Debtors who qualify as small business debtors must check the box indicating this status on their Chapter 11 petition. This will ensure that they are treated as a small business debtor, unless the court orders otherwise.
- What are the advantages to being treated as a small business debtor under Subchapter V?
It is generally more affordable for a small business debtor to file bankruptcy under Subchapter V than under regular Chapter 11 because certain administrative costs are eliminated. For example, debtors under Subchapter V do not have to pay US Trustee’s fees or the expenses of creditors’ committees like they do under Chapter 11. Additionally, the debtor can pay the administrative expenses of the case over the life of their bankruptcy plan.
It is also faster to file for bankruptcy under Subchapter V for a multitude of reasons, including:
- No creditors’ committee is required.
- Plans are due within 90 days, instead of 180 under Chapter 11.
- Plans can be approved without the approval of any class of creditors.
Additionally, the debtor retains more control under Subchapter V. Only the debtor, and not creditors or other interested parties, can file a reorganization plan. Debtors are also the only parties that can modify the plan after it is confirmed. This is an advantage because if, for example, the debtor’s business improves significantly after the petition is filed, a creditor cannot request that the plan be modified to increase the amount of their debt payments.
- What are the drawbacks of Subchapter V for debtors?

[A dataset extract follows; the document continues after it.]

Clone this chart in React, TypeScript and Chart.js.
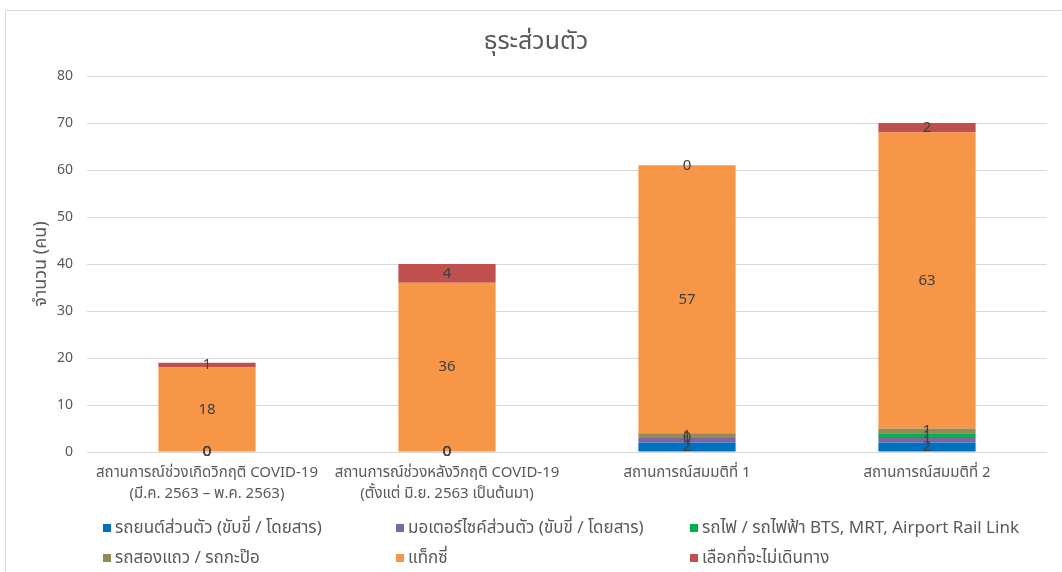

Debtors must appoint a trustee in Subchapter V cases. Luckily, trustees generally will not operate the debtor’s business. Instead, trustees assist the debtor with proposing and confirming a plan, making distributions to creditors under the plan, examining proofs of claims from creditors, and other duties.
Additionally, the accelerated schedule of Subchapter V can be difficult for some debtors, and extensions for submitting a plan can be hard to obtain.
Subchapter V also requires debtors to apply their projected disposable income over a three-year period, or its equivalent in property, to creditor payments under their reorganization plan. For some debtors, it can be difficult to project their three-year disposable income due to business fluctuations.
Debtors must include a remedy in their plan for how they will repay creditors if they default on their debt payments. This can include, for example, liquidating their non-exempt assets. Debtors can avoid this requirement by proving that they will be able to make all payments as required under the Subchapter V plan, but this is difficult to achieve.